Copy out all of the data below with no alterations.
--- Recorded data ---
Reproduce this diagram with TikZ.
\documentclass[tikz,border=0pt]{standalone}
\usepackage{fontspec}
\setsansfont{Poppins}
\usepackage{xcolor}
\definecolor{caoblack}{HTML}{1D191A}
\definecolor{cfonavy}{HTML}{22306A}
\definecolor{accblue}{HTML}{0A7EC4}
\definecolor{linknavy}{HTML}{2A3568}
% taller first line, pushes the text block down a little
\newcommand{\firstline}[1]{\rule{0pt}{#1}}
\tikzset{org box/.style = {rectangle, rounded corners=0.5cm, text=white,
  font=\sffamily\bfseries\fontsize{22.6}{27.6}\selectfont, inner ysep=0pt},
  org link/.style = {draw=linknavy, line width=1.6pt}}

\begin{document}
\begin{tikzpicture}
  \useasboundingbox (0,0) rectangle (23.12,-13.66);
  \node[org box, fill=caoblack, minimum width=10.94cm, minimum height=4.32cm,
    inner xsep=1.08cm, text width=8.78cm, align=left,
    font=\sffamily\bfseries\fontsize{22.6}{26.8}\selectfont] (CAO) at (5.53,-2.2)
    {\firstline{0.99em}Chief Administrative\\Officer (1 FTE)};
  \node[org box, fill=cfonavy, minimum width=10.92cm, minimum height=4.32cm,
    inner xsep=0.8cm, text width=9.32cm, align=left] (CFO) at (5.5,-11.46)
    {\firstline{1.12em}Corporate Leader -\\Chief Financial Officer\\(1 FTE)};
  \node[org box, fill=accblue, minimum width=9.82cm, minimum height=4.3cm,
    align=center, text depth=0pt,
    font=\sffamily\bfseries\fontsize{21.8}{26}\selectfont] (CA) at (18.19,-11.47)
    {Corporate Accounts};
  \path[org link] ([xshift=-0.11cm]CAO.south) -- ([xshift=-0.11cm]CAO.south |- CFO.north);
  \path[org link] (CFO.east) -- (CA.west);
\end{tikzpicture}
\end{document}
---
→ Result for this task
Reproduce this diagram with TikZ.
\documentclass[tikz,border=0pt]{standalone}
\usepackage{fontspec}
\setsansfont{Poppins}
\usepackage{xcolor}
\definecolor{caoblack}{HTML}{1D191A}
\definecolor{cfonavy}{HTML}{22306A}
\definecolor{accblue}{HTML}{0A7EC4}
\definecolor{linknavy}{HTML}{2A3568}
% taller first line, pushes the text block down a little
\newcommand{\firstline}[1]{\rule{0pt}{#1}}
\tikzset{org box/.style = {rectangle, rounded corners=0.5cm, text=white,
  font=\sffamily\bfseries\fontsize{22.6}{27.6}\selectfont, inner ysep=0pt},
  org link/.style = {draw=linknavy, line width=1.6pt}}

\begin{document}
\begin{tikzpicture}
  \useasboundingbox (0,0) rectangle (23.12,-13.66);
  \node[org box, fill=caoblack, minimum width=10.94cm, minimum height=4.32cm,
    inner xsep=1.08cm, text width=8.78cm, align=left,
    font=\sffamily\bfseries\fontsize{22.6}{26.8}\selectfont] (CAO) at (5.53,-2.2)
    {\firstline{0.99em}Chief Administrative\\Officer (1 FTE)};
  \node[org box, fill=cfonavy, minimum width=10.92cm, minimum height=4.32cm,
    inner xsep=0.8cm, text width=9.32cm, align=left] (CFO) at (5.5,-11.46)
    {\firstline{1.12em}Corporate Leader -\\Chief Financial Officer\\(1 FTE)};
  \node[org box, fill=accblue, minimum width=9.82cm, minimum height=4.3cm,
    align=center, text depth=0pt,
    font=\sffamily\bfseries\fontsize{21.8}{26}\selectfont] (CA) at (18.19,-11.47)
    {Corporate Accounts};
  \path[org link] ([xshift=-0.11cm]CAO.south) -- ([xshift=-0.11cm]CAO.south |- CFO.north);
  \path[org link] (CFO.east) -- (CA.west);
\end{tikzpicture}
\end{document}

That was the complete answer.